** Begin Stored data **
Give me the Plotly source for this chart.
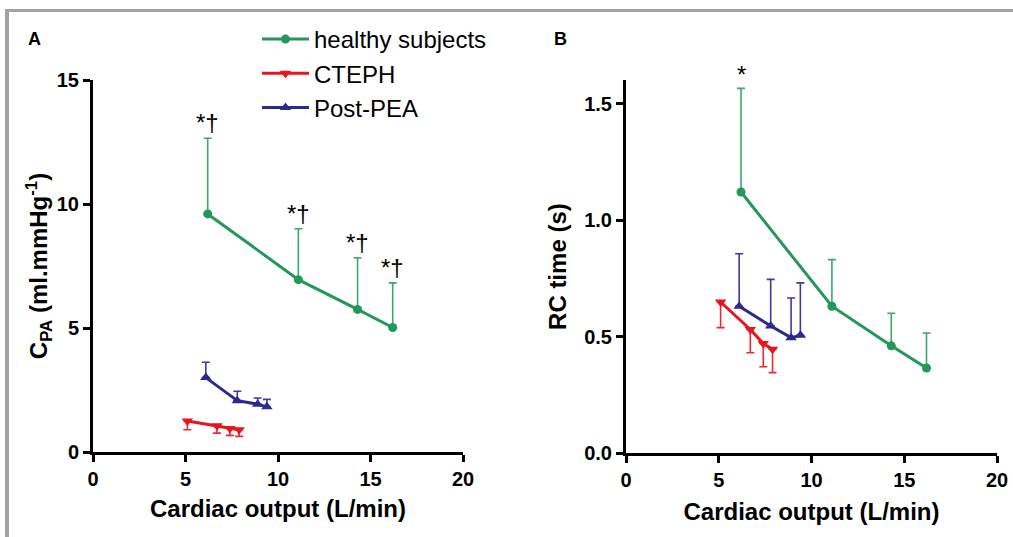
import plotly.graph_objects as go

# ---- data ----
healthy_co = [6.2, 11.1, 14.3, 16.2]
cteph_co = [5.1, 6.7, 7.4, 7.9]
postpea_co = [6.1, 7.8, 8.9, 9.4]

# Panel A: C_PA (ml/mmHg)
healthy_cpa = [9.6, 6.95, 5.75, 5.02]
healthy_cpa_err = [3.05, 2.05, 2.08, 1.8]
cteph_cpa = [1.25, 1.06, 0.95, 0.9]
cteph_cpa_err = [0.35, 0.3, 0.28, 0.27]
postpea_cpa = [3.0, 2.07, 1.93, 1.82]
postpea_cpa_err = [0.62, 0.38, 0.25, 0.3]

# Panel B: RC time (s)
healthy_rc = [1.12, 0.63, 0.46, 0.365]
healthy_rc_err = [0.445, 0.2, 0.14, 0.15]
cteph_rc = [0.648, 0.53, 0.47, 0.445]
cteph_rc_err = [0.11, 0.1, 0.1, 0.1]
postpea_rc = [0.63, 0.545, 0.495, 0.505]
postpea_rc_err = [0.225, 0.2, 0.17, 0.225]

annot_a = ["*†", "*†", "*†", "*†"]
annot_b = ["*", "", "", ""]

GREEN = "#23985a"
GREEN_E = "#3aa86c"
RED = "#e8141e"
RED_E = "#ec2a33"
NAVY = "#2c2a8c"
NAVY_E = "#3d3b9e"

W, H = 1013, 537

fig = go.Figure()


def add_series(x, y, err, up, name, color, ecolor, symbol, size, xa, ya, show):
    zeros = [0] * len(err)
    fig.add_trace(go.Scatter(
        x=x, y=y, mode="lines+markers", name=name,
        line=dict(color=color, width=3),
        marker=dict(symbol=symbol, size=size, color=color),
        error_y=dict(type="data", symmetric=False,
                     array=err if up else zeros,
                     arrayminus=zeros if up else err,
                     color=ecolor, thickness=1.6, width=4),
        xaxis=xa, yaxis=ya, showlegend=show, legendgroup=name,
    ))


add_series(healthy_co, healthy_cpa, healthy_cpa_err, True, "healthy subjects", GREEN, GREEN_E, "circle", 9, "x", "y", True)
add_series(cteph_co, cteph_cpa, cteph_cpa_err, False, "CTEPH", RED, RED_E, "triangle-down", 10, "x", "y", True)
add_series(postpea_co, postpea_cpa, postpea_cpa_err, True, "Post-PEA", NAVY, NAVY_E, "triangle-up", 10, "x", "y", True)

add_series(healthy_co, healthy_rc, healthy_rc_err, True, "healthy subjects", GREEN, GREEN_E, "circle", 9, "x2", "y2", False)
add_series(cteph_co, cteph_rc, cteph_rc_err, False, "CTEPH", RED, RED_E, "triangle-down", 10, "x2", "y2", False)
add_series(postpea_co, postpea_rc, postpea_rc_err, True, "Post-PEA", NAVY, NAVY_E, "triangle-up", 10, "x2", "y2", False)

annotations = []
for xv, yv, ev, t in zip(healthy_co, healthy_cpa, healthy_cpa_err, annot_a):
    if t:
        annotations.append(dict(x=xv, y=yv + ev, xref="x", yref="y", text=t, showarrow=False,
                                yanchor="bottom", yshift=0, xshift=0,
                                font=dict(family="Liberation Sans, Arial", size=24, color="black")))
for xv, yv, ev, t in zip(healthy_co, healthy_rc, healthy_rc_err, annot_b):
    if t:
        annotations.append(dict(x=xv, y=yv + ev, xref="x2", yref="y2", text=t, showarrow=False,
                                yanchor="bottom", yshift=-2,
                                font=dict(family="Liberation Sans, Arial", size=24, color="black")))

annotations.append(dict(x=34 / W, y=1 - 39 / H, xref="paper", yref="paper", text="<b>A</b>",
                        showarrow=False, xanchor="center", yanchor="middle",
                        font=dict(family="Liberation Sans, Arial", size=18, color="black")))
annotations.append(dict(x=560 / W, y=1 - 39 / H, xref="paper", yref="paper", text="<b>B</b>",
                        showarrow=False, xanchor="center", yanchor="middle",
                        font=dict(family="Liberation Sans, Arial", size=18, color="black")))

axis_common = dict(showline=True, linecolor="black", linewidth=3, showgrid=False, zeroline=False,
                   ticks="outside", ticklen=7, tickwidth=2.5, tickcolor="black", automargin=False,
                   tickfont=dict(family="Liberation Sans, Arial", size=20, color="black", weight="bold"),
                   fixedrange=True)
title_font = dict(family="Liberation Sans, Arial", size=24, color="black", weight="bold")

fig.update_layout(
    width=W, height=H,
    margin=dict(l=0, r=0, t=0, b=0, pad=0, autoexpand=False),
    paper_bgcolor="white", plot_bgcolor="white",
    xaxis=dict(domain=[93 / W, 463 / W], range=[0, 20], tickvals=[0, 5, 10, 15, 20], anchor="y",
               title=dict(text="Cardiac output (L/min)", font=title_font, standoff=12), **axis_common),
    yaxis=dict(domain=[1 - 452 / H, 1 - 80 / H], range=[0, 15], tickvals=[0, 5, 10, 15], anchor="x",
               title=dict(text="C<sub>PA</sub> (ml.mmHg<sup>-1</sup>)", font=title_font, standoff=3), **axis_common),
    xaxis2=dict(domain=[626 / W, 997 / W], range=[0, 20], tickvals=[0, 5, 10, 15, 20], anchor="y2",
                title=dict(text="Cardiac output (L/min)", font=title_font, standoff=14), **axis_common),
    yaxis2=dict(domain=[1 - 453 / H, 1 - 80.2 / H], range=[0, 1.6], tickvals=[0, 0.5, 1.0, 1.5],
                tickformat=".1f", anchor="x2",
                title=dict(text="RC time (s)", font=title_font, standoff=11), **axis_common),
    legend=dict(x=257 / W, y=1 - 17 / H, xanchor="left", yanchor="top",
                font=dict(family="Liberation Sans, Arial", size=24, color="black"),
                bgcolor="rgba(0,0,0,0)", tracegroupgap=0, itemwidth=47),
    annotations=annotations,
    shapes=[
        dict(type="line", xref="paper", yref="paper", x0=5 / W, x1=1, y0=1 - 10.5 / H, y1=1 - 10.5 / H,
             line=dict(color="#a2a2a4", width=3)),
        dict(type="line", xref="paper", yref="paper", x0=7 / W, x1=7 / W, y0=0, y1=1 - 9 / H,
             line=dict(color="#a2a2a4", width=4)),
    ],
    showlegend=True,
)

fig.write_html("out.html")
** End Stored data **
- _Exercise instructions_: Please take the lines from the beginning of the data above through the line holding "postpea_co = [6.1, 7.8, 8.9, 9.4]" and transcribe them exactly, without any pictures.

- _Answer_:
Give me the Plotly source for this chart.
import plotly.graph_objects as go

# ---- data ----
healthy_co = [6.2, 11.1, 14.3, 16.2]
cteph_co = [5.1, 6.7, 7.4, 7.9]
postpea_co = [6.1, 7.8, 8.9, 9.4]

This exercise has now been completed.